Sometimes, my brain starts going a little crazy, and I get a bit self-critical. Alright, sometimes it's more than a bit. I start thinking about all the things that aren't "right" in my life: my abs aren't flat, I don't like the house we're living in, I'm not contributing enough to my family's financial well-being, I'm not doing enough with my spare time. Call me crazy, call me Type A, call me an over-achiever... it's just part of me.
Many times I have to check myself and put things in perspective. I need to tell myself that I am over-analyzing my life, that all is not out of control and that taking a nap is sometimes the best use of my time. Of course, this is easier to do when I am feeling closer to my core.
So, in times like these, I think it's important to look at what I do have. To look at the full spaces instead of the empty ones to realize just what my life is made up of these days. This is what I see:
:: a body that is healthy, feels comfortable and (being as humble as possible) is attractive as well. I can go to the gym, do any class I want, eat the foods I want (within reason), know that so much goes on within me that I don't even have to think about. Amazing.
:: a boy, my son, healthy, beautiful, funny, smart, kind, perfect. He cuddles me, challenges me, tells me "perspective!" when I'm crabby, asks me so many questions my brain goes all fuzzy by the end of the day and my sentences are no longer coherent. He's silly, which makes me laugh. He's inquisitive, which makes me wonder and reminds me that I used to wonder a lot more. He's aware and calls me out on some of my own bullsh*t. He is a great human being who I have the honour of helping grow into himself. Amazing.
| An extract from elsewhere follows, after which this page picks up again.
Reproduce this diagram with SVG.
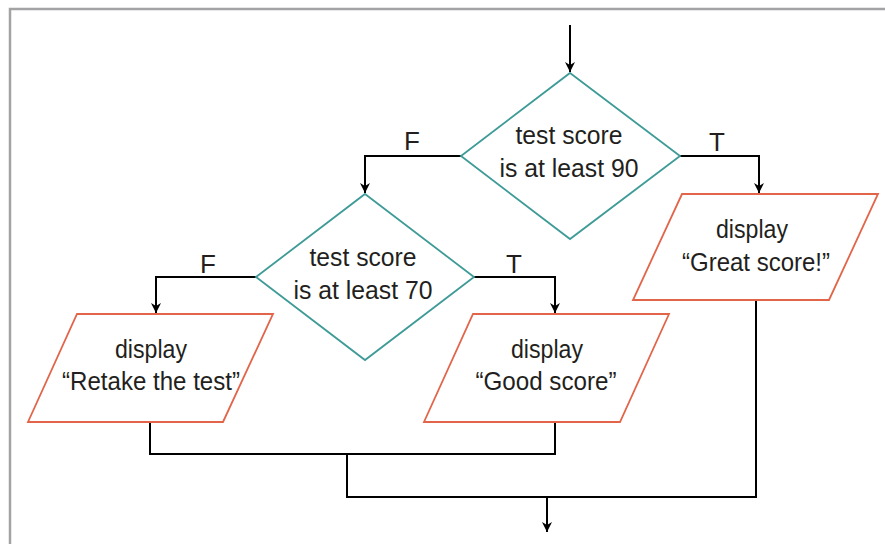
<svg xmlns="http://www.w3.org/2000/svg" width="885" height="544" viewBox="0 0 885 544">
  <style>
    .frame { fill: none; stroke: #a3a3a5; stroke-width: 2.5; }
    .decision { fill: #ffffff; stroke: #3e9b97; stroke-width: 1.8; }
    .io { fill: #ffffff; stroke: #e2654a; stroke-width: 1.8; }
    .flow { fill: none; stroke: #000000; stroke-width: 2; }
    .label { font-family: "Liberation Sans", Arial, sans-serif; font-size: 25px; fill: #231f20; text-anchor: middle; }
    .branch { font-family: "Liberation Sans", Arial, sans-serif; font-size: 26px; fill: #231f20; text-anchor: middle; }
  </style>
  <defs>
    <marker id="arrow" viewBox="0 0 10 16" refX="10" refY="8" markerWidth="10" markerHeight="16" markerUnits="userSpaceOnUse" orient="auto">
      <path d="M0,3 L10,8 L0,13 L3,8 Z" fill="#000000"/>
    </marker>
  </defs>

  <!-- outer frame -->
  <path class="frame" d="M10,544 L10,9 L885,9"/>

  <!-- connectors -->
  <g id="connectors">
    <path class="flow" d="M570,25 L570,72" marker-end="url(#arrow)"/>
    <path class="flow" d="M461,156 L365,156 L365,193" marker-end="url(#arrow)"/>
    <path class="flow" d="M680,156 L759,156 L759,193" marker-end="url(#arrow)"/>
    <path class="flow" d="M256,277 L156,277 L156,313" marker-end="url(#arrow)"/>
    <path class="flow" d="M474,277 L555,277 L555,313" marker-end="url(#arrow)"/>
    <path class="flow" d="M150,422 L150,454 L555,454 L555,422"/>
    <path class="flow" d="M347,454 L347,497 L756,497 L756,300"/>
    <path class="flow" d="M547,497 L547,532" marker-end="url(#arrow)"/>
    <text class="branch" x="412" y="150">F</text>
    <text class="branch" x="717" y="151">T</text>
    <text class="branch" x="208" y="273">F</text>
    <text class="branch" x="514" y="273">T</text>
  </g>

  <!-- decision: score >= 90 -->
  <g id="decision90">
    <polygon class="decision" points="570,73 680,156 570,239 461,156"/>
    <text class="label" x="569" y="144" textLength="107" lengthAdjust="spacingAndGlyphs">test score</text>
    <text class="label" x="569" y="177" textLength="139" lengthAdjust="spacingAndGlyphs">is at least 90</text>
  </g>

  <!-- decision: score >= 70 -->
  <g id="decision70">
    <polygon class="decision" points="365,194 474,277 365,360 256,277"/>
    <text class="label" x="363" y="266" textLength="107" lengthAdjust="spacingAndGlyphs">test score</text>
    <text class="label" x="363" y="299" textLength="139" lengthAdjust="spacingAndGlyphs">is at least 70</text>
  </g>

  <!-- output: great score -->
  <g id="outGreat">
    <polygon class="io" points="682,194 878,194 829,300 633,300"/>
    <text class="label" x="752" y="238" textLength="72" lengthAdjust="spacingAndGlyphs">display</text>
    <text class="label" x="756" y="271" textLength="148" lengthAdjust="spacingAndGlyphs">“Great score!”</text>
  </g>

  <!-- output: retake -->
  <g id="outRetake">
    <polygon class="io" points="77,314 273,314 223,422 28,422"/>
    <text class="label" x="151" y="358" textLength="72" lengthAdjust="spacingAndGlyphs">display</text>
    <text class="label" x="151" y="390" textLength="178" lengthAdjust="spacingAndGlyphs">“Retake the test”</text>
  </g>

  <!-- output: good score -->
  <g id="outGood">
    <polygon class="io" points="473,314 669,314 620,422 424,422"/>
    <text class="label" x="547" y="358" textLength="72" lengthAdjust="spacingAndGlyphs">display</text>
    <text class="label" x="546" y="390" textLength="141" lengthAdjust="spacingAndGlyphs">“Good score”</text>
  </g>
</svg>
:: my best friend, day-to-day and lifelong partner who may not always understand me but who always tries. A man who loves me on the days I shower and shave and apply deodorant and after three days camping with no shower and no hair combing whatsoever. One who is lover, co-parent and logical counterpart to my whimsy. Someone with whom I can spend hours silently and feel as if he's just an extension of myself. Amazing.
:: a location that was not our first choice and that has provided many challenges to us as individuals and as a couple. A place where I have found a support group of moms that I had not had before and so many friends for Jacob. A place that surrounds us in lush green forests, snowy volcanic peaks, powerful blue ocean. Fresh local fruits, vegetables, meat, seafood, dairy, plentiful water. Amazing.
:: extended families that visit us, love us, give to us, share with us, love us, humour us. Families that we in turn cherish and visit and support and love. They have helped us grow into the people we are, the family we are. They are with us even though they are far away. And they will always be with us in strong and subtle ways. Amazing.
Yes, it is important to look at the fullness of our lives. To really see what we have. My life is full indeed.